Softs Cocoa has advanced 8 out of the last 9 days to trade to a 3 decade high. We hold puts for clients and unless we get a 10-15% break in the next 2 weeks will lose on this effort to pick a top. Eventually when the dollar rallies cocoa should get hit hard but we’ve tried 3 times and been wrong so this will be our last attempt. Sugar prices could go either way in the short run; we favor a trade to 21 cents in the March 10’ to allow longs to be re-established. OJ prices should fill the downside gap this week on their way to a trade back near $1 on the January futures. On that we will be taking a profit for clients on their $1.05 puts bought 2 weeks ago. Coffee appears to be heading lower as well. On a trade through the 20 day moving average at 1.36 in December the trend line comes in at 1.31.

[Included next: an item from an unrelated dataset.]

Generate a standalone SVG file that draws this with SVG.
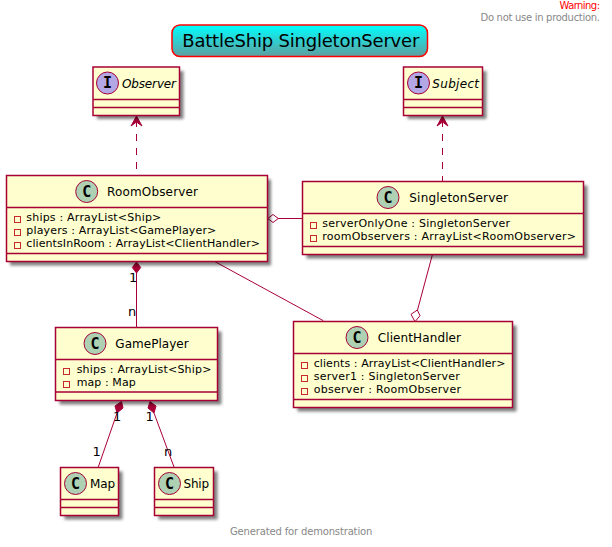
<svg xmlns="http://www.w3.org/2000/svg" width="612" height="547" viewBox="0 0 612 547">
<style>
text{font-family:"DejaVu Sans",sans-serif;font-size:11px;fill:#000}
.b{fill:#FEFECE;stroke:#A80036;stroke-width:1.5}
.l{stroke:#A80036;stroke-width:1.5;fill:none}
.c{stroke:#A80036;stroke-width:1;fill:none}
.v{stroke:#A80036;stroke-width:1;fill:#A80036}
.n{font-size:12px}
.i{font-size:12px;font-style:italic}
.m{font-size:13px}
.circ{fill:#ADD1B2;stroke:#A80036;stroke-width:1}
.circi{fill:#B4A7E5;stroke:#A80036;stroke-width:1}
.g{font-size:15px;font-weight:bold;font-family:"DejaVu Sans Mono",monospace;text-anchor:middle}
.sq{fill:none;stroke:#C82930;stroke-width:1}
.sh{fill:#000;opacity:.5;filter:url(#blur)}
.w{font-size:10px;fill:#888888}
</style>
<defs>
<filter id="blur" x="-20%" y="-20%" width="140%" height="140%"><feGaussianBlur stdDeviation="1.800"/></filter>
<linearGradient id="tg" x1="0" y1="0" x2="0" y2="1"><stop offset="0" stop-color="#00FFFF"/><stop offset="1" stop-color="#5F9EA0"/></linearGradient>
</defs>
<text x="559.500" y="9" textLength="40.500" style="font-size:10px;fill:#FF0000">Warning:</text>
<text x="480.500" y="21" textLength="119.500" class="w">Do not use in production.</text>
<g id="title"><rect x="172" y="25" width="255.500" height="31.500" rx="8" fill="url(#tg)" stroke="#FF0000" stroke-width="1.500"/><text x="182.300" y="47" textLength="237" style="font-size:18px">BattleShip SingletonServer</text></g>
<g id="connectors">
<path class="c" d="M136.500 120V175" stroke-dasharray="7,7"/>
<path class="v" d="M136.500 116L142 126L136.500 122L131 126Z"/>
<path class="c" d="M442.500 120V181" stroke-dasharray="7,7"/>
<path class="v" d="M442.500 116L448 126L442.500 122L437 126Z"/>
<path class="c" d="M278 218.500H302"/>
<path d="M267.800 218.500L273 214.500L278.300 218.500L273 222.500Z" fill="#fff" stroke="#A80036"/>
<path class="c" d="M136.500 272V327"/>
<path d="M136.500 262L140.700 267.500L136.500 273L132.300 267.500Z" fill="#A80036" stroke="#A80036"/>
<path class="c" d="M215 261.700L323.300 320.700"/>
<path class="c" d="M432.300 255L417.500 310"/>
<path d="M415 321.700L411 314.300L417.300 310L420 315.700Z" fill="#fff" stroke="#A80036"/>
<path class="c" d="M117 413L98.300 467"/>
<path d="M121.500 401.500L123 408L117 413L115 406Z" fill="#A80036" stroke="#A80036"/>
<path class="c" d="M154 413L174 467"/>
<path d="M150 401.500L156 406L154 413L148 408Z" fill="#A80036" stroke="#A80036"/>
</g>
<text x="129" y="282" class="m">1</text><text x="128" y="316" class="m">n</text>
<text x="113" y="421" class="m">1</text><text x="92.500" y="456" class="m">1</text>
<text x="145.500" y="421" class="m">1</text><text x="164" y="456" class="m">n</text>
<g id="Observer"><rect class="sh" x="97" y="71" width="86.500" height="48"/><rect class="b" x="93" y="67" width="86.500" height="48.500"/><path class="l" d="M93 99.500H179.500M93 107.500H179.500"/><circle class="circi" cx="107.500" cy="83" r="11"/><text class="g" x="107.500" y="88">I</text><text x="122" y="87.500" textLength="54" class="i">Observer</text></g>
<g id="Subject"><rect class="sh" x="407.500" y="71" width="79" height="48"/><rect class="b" x="403.500" y="67" width="79" height="48.500"/><path class="l" d="M403.500 99.500H482.500M403.500 107.500H482.500"/><circle class="circi" cx="418.500" cy="83" r="11"/><text class="g" x="418.500" y="88">I</text><text x="432.300" y="87.500" textLength="46.700" class="i">Subject</text></g>
<g id="RoomObserver"><rect class="sh" x="10" y="179.500" width="261" height="86"/><rect class="b" x="6.500" y="175.500" width="261" height="86"/><path class="l" d="M6.500 207.500H267.500M6.500 253.500H267.500"/><circle class="circ" cx="86.700" cy="191.500" r="11"/><text class="g" x="86.700" y="196.500">C</text><text x="107" y="195.500" textLength="91" class="n">RoomObserver</text>
<rect class="sq" x="14.500" y="216.500" width="6" height="6"/><rect class="sq" x="14.500" y="229.500" width="6" height="6"/><rect class="sq" x="14.500" y="242.500" width="6" height="6"/>
<text x="26.300" y="221" textLength="135">ships : ArrayList&lt;Ship&gt;</text><text x="26.300" y="234" textLength="190">players : ArrayList&lt;GamePlayer&gt;</text><text x="26.300" y="247" textLength="233.700">clientsInRoom : ArrayList&lt;ClientHandler&gt;</text></g>
<g id="SingletonServer"><rect class="sh" x="306.500" y="185.500" width="281" height="73"/><rect class="b" x="302.500" y="181.500" width="281" height="73"/><path class="l" d="M302.500 213.500H583.500M302.500 246.500H583.500"/><circle class="circ" cx="388" cy="197.500" r="11"/><text class="g" x="388" y="202.500">C</text><text x="409.300" y="201.500" textLength="98.700" class="n">SingletonServer</text>
<rect class="sq" x="310.500" y="222.500" width="6" height="6"/><rect class="sq" x="310.500" y="235.500" width="6" height="6"/>
<text x="322.300" y="227" textLength="187.700">serverOnlyOne : SingletonServer</text><text x="322.300" y="240" textLength="253.700">roomObservers : ArrayList&lt;RoomObserver&gt;</text></g>
<g id="ClientHandler"><rect class="sh" x="297.500" y="325.500" width="219" height="86"/><rect class="b" x="293.500" y="321.500" width="219" height="86"/><path class="l" d="M293.500 353.500H512.500M293.500 399.500H512.500"/><circle class="circ" cx="357" cy="337.500" r="11"/><text class="g" x="357" y="342.500">C</text><text x="377.700" y="341.500" textLength="83.300" class="n">ClientHandler</text>
<rect class="sq" x="301.500" y="362.500" width="6" height="6"/><rect class="sq" x="301.500" y="375.500" width="6" height="6"/><rect class="sq" x="301.500" y="388.500" width="6" height="6"/>
<text x="313.700" y="367" textLength="191.700">clients : ArrayList&lt;ClientHandler&gt;</text><text x="313.700" y="380" textLength="146">server1 : SingletonServer</text><text x="313.700" y="393" textLength="147.300">observer : RoomObserver</text></g>
<g id="GamePlayer"><rect class="sh" x="59.500" y="331.500" width="162" height="73"/><rect class="b" x="55.500" y="327.500" width="162" height="73"/><path class="l" d="M55.500 359.500H217.500M55.500 392H217.500"/><circle class="circ" cx="95" cy="343.500" r="11"/><text class="g" x="95" y="348.500">C</text><text x="115.300" y="347.500" textLength="73.400" class="n">GamePlayer</text>
<rect class="sq" x="63.500" y="368.500" width="6" height="6"/><rect class="sq" x="63.500" y="381.500" width="6" height="6"/>
<text x="76.700" y="373" textLength="134.700">ships : ArrayList&lt;Ship&gt;</text><text x="76.700" y="386" textLength="59">map : Map</text></g>
<g id="Map"><rect class="sh" x="64.500" y="471.500" width="58" height="48"/><rect class="b" x="60.500" y="467.500" width="58" height="48"/><path class="l" d="M60.500 499.500H118.500M60.500 507.500H118.500"/><circle class="circ" cx="75.500" cy="483.500" r="11"/><text class="g" x="75.500" y="488.500">C</text><text x="90" y="487.500" textLength="25" class="n">Map</text></g>
<g id="Ship"><rect class="sh" x="158.500" y="471.500" width="59" height="48"/><rect class="b" x="154.500" y="467.500" width="59" height="48"/><path class="l" d="M154.500 499.500H213.500M154.500 507.500H213.500"/><circle class="circ" cx="169.500" cy="483.500" r="11"/><text class="g" x="169.500" y="488.500">C</text><text x="183.500" y="487.500" textLength="25.500" class="n">Ship</text></g>
<text x="230" y="535" textLength="142.300" class="w">Generated for demonstration</text>
</svg>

Metals On the weekly chart last week was an inside week for gold as prices continue to meander around the $1050 level. Longer term we expect much higher pricing but in the short run a pullback to $990/1010 is not out of the question. As opposed to suggest a long or short we would let the market action determine the direction and play a break out of the recent range. On a trade above $1070 or below $1040 that should be the direction of the next move. We hold light longs for clients via $100 bull call spreads for April 10’. Like gold, silver has been sideways now for the last 2 weeks trading in a $1 range. We have similar feelings about silver that months from now price should be convincingly above the $20/ounce level but a washout to $16 in the interim is doable. The long metals trade has worked for months now but this trade just seems to be getting awfully crowded.
Risk Disclosure: The risk of loss in trading commodity futures and options can be substantial. Past performance is no guarantee of future trading results.